At least it got a wash, removing the cobwebs!
Earlier Meg and I had had a walk around the site of the Inclined Plane.
The stop lock on the upper arm.
The arm was dredged and relined, and the lock rebuilt in 2006, allowing the earth dam to be moved from near the mouth of the arm to where the upper docks used to be.
Dam at the end of the Upper Arm
The lock had to be made good – if this dam failed 20 miles worth of canal water would be cascading down the slope into the Lower Arm!
From the dam, looking at where the docks used to be.
The hull on the left is in the channel linking to the caissons, had it still been there.
Looking down the ramp towards the Lower Dock and Arm
The lower section was all cleaned out and new pontoons built recently, too, and years of tree and brush growth removed to reveal the ramp.
The lift was opened in 1900, heralding a new era of fast canal transport from the coal-fields in the north to the consumers in the south. Or it should have done, but the money to widen the Watford locks wasn’t forthcoming, so the planned-for broad-beam barge traffic never materialised.

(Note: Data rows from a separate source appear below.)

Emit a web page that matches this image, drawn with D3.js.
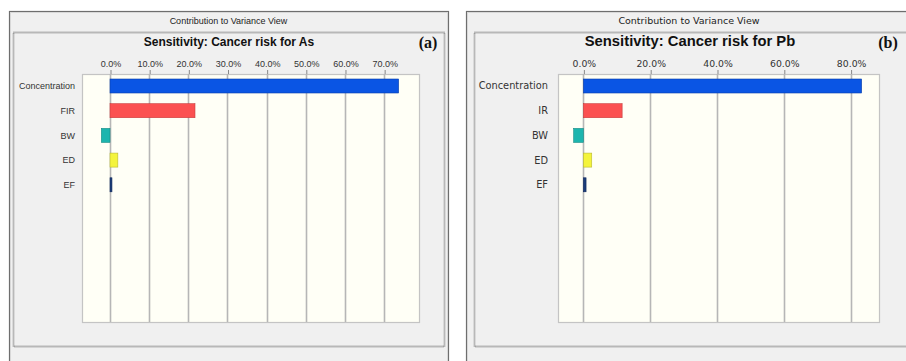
<!DOCTYPE html>
<html>
<head>
<meta charset="utf-8">
<script src="https://cdn.jsdelivr.net/npm/d3@7"></script>
<style>
  html, body { margin: 0; padding: 0; background: #ffffff; }
  svg { display: block; }
</style>
</head>
<body>
<svg id="chart" width="906" height="361"></svg>
<script>
// Contribution to variance (%) for each input assumption
const factorColors = ["#0a55e4", "#fb5151", "#1db5ae", "#f4f43c", "#1b3d7a"];
const barStroke = ["#0a3fa8", "#c83c3c", "#148a84", "#b8b830", "#10285a"];

const catsAs = ["Concentration", "FIR", "BW", "ED", "EF"];
const valsAs = [73.7, 21.7, -2.2, 2.0, 0.5];
const ticksAs = [0, 10, 20, 30, 40, 50, 60, 70];

const catsPb = ["Concentration", "IR", "BW", "ED", "EF"];
const valsPb = [83.3, 11.6, -2.9, 2.5, 0.8];
const ticksPb = [0, 20, 40, 60, 80];

const svg = d3.select("#chart");

function drawPanel(cfg) {
  const g = svg.append("g");

  // window frame
  g.append("rect")
    .attr("x", cfg.frame[0] + 0.5).attr("y", cfg.frame[1] + 0.5)
    .attr("width", cfg.frame[2] - cfg.frame[0]).attr("height", 400)
    .attr("fill", "#f0f0f0").attr("stroke", "#6e6e6e").attr("stroke-width", 1.2);
  g.append("rect")
    .attr("x", cfg.frame[0] + 1.5).attr("y", cfg.frame[1] + 1.5)
    .attr("width", cfg.frame[2] - cfg.frame[0] - 2).attr("height", 400)
    .attr("fill", "none").attr("stroke", "#d8d8d8").attr("stroke-width", 1);

  g.append("text")
    .attr("x", (cfg.frame[0] + cfg.frame[2]) / 2).attr("y", 24)
    .attr("text-anchor", "middle")
    .attr("font-family", cfg.font).attr("font-size", cfg.headSize)
    .attr("fill", "#222")
    .text("Contribution to Variance View");

  // dotted chart border
  g.append("rect")
    .attr("x", cfg.inner[0] + 0.5).attr("y", cfg.inner[1] + 0.5)
    .attr("width", cfg.inner[2] - cfg.inner[0]).attr("height", cfg.inner[3] - cfg.inner[1])
    .attr("fill", "#f0f0f0").attr("stroke", "#808080").attr("stroke-width", 1.8)
    .attr("stroke-dasharray", "1,1");

  g.append("text")
    .attr("x", cfg.titleX).attr("y", 46)
    .attr("text-anchor", "middle")
    .attr("font-family", "Liberation Sans, Arial, sans-serif")
    .attr("font-weight", "bold").attr("font-size", cfg.titleSize)
    .attr("fill", "#111")
    .text(cfg.title);

  g.append("text")
    .attr("x", cfg.tagX).attr("y", 48)
    .attr("text-anchor", "middle")
    .attr("font-family", "Liberation Serif, Times New Roman, serif")
    .attr("font-weight", "bold").attr("font-size", 16)
    .attr("fill", "#111")
    .text(cfg.tag);

  const x = d3.scaleLinear().domain(cfg.domain).range([cfg.plot.left, cfg.plot.right]);
  const y = d3.scaleBand().domain(cfg.cats)
    .range([cfg.plot.top + 5, cfg.plot.top + 5 + 4 * 24.7 + 14])
    .paddingInner(0.433).paddingOuter(0);

  // plot area
  g.append("rect")
    .attr("x", cfg.plot.left + 0.5).attr("y", cfg.plot.top + 0.5)
    .attr("width", cfg.plot.right - cfg.plot.left).attr("height", cfg.plot.bottom - cfg.plot.top)
    .attr("fill", "#fffff6").attr("stroke", "#c4c4c4").attr("stroke-width", 1.2);

  // gridlines + top axis
  g.append("g").selectAll("line").data(cfg.ticks).join("line")
    .attr("x1", d => Math.round(x(d)) + 0.5).attr("x2", d => Math.round(x(d)) + 0.5)
    .attr("y1", cfg.plot.top).attr("y2", cfg.plot.bottom)
    .attr("stroke", "#b6b6b6").attr("stroke-width", 1.6);

  const axis = d3.axisTop(x).tickValues(cfg.ticks)
    .tickFormat(d => d3.format(".1f")(d) + "%")
    .tickSize(4).tickPadding(3);
  const ax = g.append("g")
    .attr("transform", `translate(0.5,${cfg.plot.top})`)
    .call(axis);
  ax.select(".domain").remove();
  ax.selectAll(".tick line").attr("stroke", "#888");
  ax.selectAll(".tick text")
    .attr("font-family", cfg.font).attr("font-size", cfg.tickSize)
    .attr("fill", "#333");

  // category labels
  g.append("g").selectAll("text").data(cfg.cats).join("text")
    .attr("x", cfg.labelX)
    .attr("y", d => y(d) + y.bandwidth() / 2)
    .attr("dy", "0.35em")
    .attr("text-anchor", "end")
    .attr("font-family", cfg.font).attr("font-size", cfg.labelSize)
    .attr("fill", "#333")
    .text(d => d);

  // bars
  g.append("g").selectAll("rect").data(cfg.vals).join("rect")
    .attr("x", d => x(Math.min(0, d)))
    .attr("y", (d, i) => y(cfg.cats[i]))
    .attr("width", d => Math.abs(x(d) - x(0)))
    .attr("height", y.bandwidth())
    .attr("fill", (d, i) => factorColors[i])
    .attr("stroke", (d, i) => barStroke[i])
    .attr("stroke-width", 0.6);
}

drawPanel({
  frame: [9, 11, 448],
  inner: [13, 32, 444, 346],
  plot: { left: 82, right: 419, top: 74, bottom: 322 },
  domain: [-7.15, 78.9],
  cats: catsAs, vals: valsAs, ticks: ticksAs,
  title: "Sensitivity: Cancer risk for As", titleX: 229, titleSize: 12,
  tag: "(a)", tagX: 428,
  labelX: 75, labelSize: 9, tickSize: 9, headSize: 9,
  font: "Liberation Sans, Arial, sans-serif"
});

drawPanel({
  frame: [466, 11, 912],
  inner: [474, 32, 908, 346],
  plot: { left: 558, right: 879, top: 74, bottom: 322 },
  domain: [-7.6, 88.5],
  cats: catsPb, vals: valsPb, ticks: ticksPb,
  title: "Sensitivity: Cancer risk for Pb", titleX: 690, titleSize: 14.8,
  tag: "(b)", tagX: 888,
  labelX: 548, labelSize: 9.8, tickSize: 9.3, headSize: 9.5,
  font: "DejaVu Sans, Verdana, sans-serif"
});
</script>
</body>
</html>
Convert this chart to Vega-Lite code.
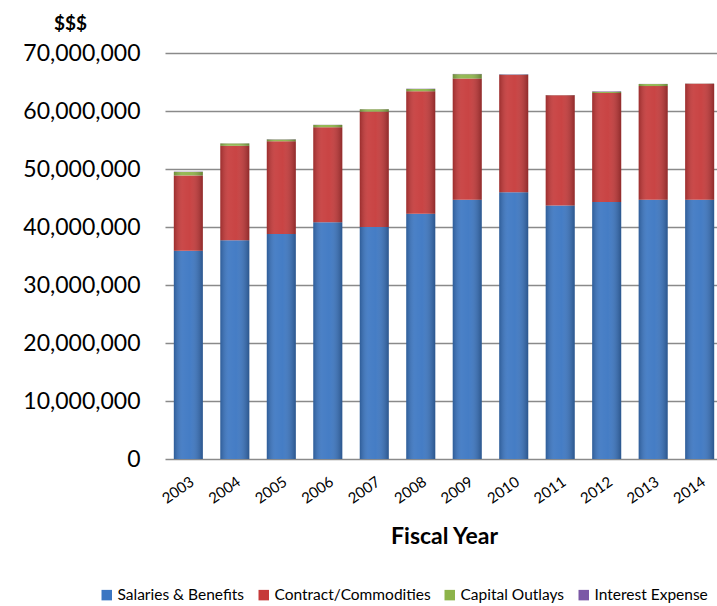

The tanks could, and did, take pairs of narrowboats up and down the 75 foot hill in far less time than it took to negotiate the 10 lock chambers alongside, and their use also involved a fraction of the water the locks did. But the lift was expensive to run, and, as cargos moved to rail transport, it became uneconomic to keep the steam engine that provided the motive power ready for the dwindling number of boats.
In 1911 after only 11 years, the decision was made to mothball the structure, in the hope that canal transport would revive, but of course it never did, and the steelwork was dismantled and sold for scrap, the buildings, apart from the boiler house, demolished.
Now that the arms have been restored, the next stage in the total restoration of the site is the rebuilding of the Upper Dock and rails, and construction of two new caissons. Then there’s the building of an engine house for the motors to haul them. A snip at around £15m… But wouldn’t it be a wonderful attraction for this part of the country!
This morning we decided to drop down the locks fairly early, to avoid the majority of gongoozlers that flock the locksides on a pleasant weekend. So we were on the water point just above Lock 1 at half-nine.
While we were filling I walked down to find the duty lockie and book in, and was told to come straight down. A quick jog back up the hill, fill the top lock, disconnect the hose and we were in the top half of the staircase 15 minutes later.
Looking down into Leicestershire
The brick building on the right is the old boiler house, now housing the museum.
Worth a quick look.
The slideshow is interesting…
That’s a familiar boat, Mo and Ness’s NB Balmaha outside the pub! Where else…
Forty-five minutes top to bottom today, passing an uphill boat in the midway short pound.
The volunteer lock-keeper, Malcolm, helped a single-hander down, then came back up to us for the last couple of locks. It turns out he reads this (amongst others), so thanks for your help, Malcolm! Hope you had a good day.
Mags doesn’t quite believe the size of whatever it is Malcolm’s describing…
Below halfway, the Foxton Locks Inn on the right
Water rushes into a side-pond as I empty a lock
Bottom Lock, complete with onlookers on the bridge, inevitably.
We swung round into the entrance of the Bottom Arm to finish off our interrupted tank-filling, and to empty a loo and rubbish, then Mags brought Seyella through the swing bridge and we set off towards Market Harborough.
There was one other interruption, Foxton Swing Bridge, which had to be negotiated.
Through Foxton Swing Bridge
We had no intention of heading all the way into town today, instead pulling in about halfway, beyond Gallows Hill Bridge.
Good TV and cracking internet here. I bought a PayG SIM for the iPad recently, an Orange/EE one. It was picking up 4G earlier! I still can’t register it though, I can’t work out how to send and receive text messages on the iPad!
And that’s the whole point really. It’ll be easier for Mags to text family and friends on there rather than the rather arcane keypad on her phone.